En el fondo, el expresionismo es el primo rebelde del arte clásico. Mientras los renacentistas decían: «Mira qué simétrico es este retrato; hasta las narices tienen narices», los expresionistas gritaban: «¿Simetría? ¿Eso se come?». Ellos preferían pintar cómo se siente la paranoia un lunes por la mañana, o el eco de una discusión que nunca debiste empezar.

Por supuesto, hay quienes dicen que el expresionismo es un fraude. Que cualquiera puede salpicar pintura y llamarlo arte. A esos les recomiendo una actividad muy sencilla: intenten crear algo que capture el éxtasis, la desesperación o el café quemado de la oficina en un lunes lluvioso.

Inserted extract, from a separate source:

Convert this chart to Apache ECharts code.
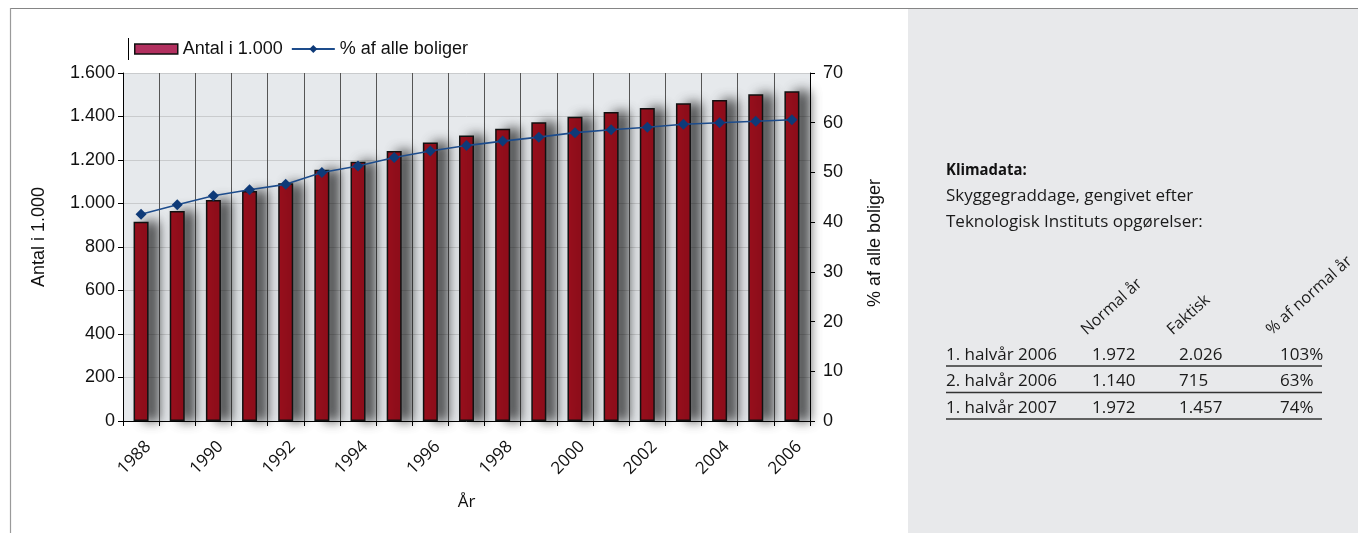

Verán que no es tan fácil como parece. Al menos los expresionistas tenían el valor de ser feos con intención.

El verdadero secreto del expresionismo, creo yo, es que nos libera. Nos da permiso para ser desastrosos, imperfectos, emocionales. En un mundo que nos pide filtros, nos da brochazos. Es un recordatorio de que el arte, como la vida, no tiene que ser bonito para ser verdadero.

Así que la próxima vez que un cuadro expresionista te haga sentir como si un tren te hubiera pasado por encima, agradéceselo. Porque, aunque te haya dejado emocionalmente destrozado, también te ha dejado más humano. O, al menos, más preparado para enfrentar ese café que sabe a barniz.

El expresionismo es como un abrazo torpe y sudoroso: incomoda, pero también reconforta. Quizá no sea el arte que cuelgues sobre el sofá, pero definitivamente es el que te recordará que estar vivo es un desmadre maravilloso. Y ¿acaso hay algo más sublime que eso?

¿Por qué nos estremece el expresionismo? Porque nos obliga a mirar aquello que evitamos. No es bonito. No es fácil. Pero es real. Nos recuerda que bajo todas nuestras capas de maquillaje y sonrisas falsas, también somos un caos que lucha por encontrar sentido. Y quizá esa es la lección más aterradora del expresionismo: no está gritando por nosotros. Está gritando con nosotros. Y ese grito, aunque duele, también nos hace sentir vivos.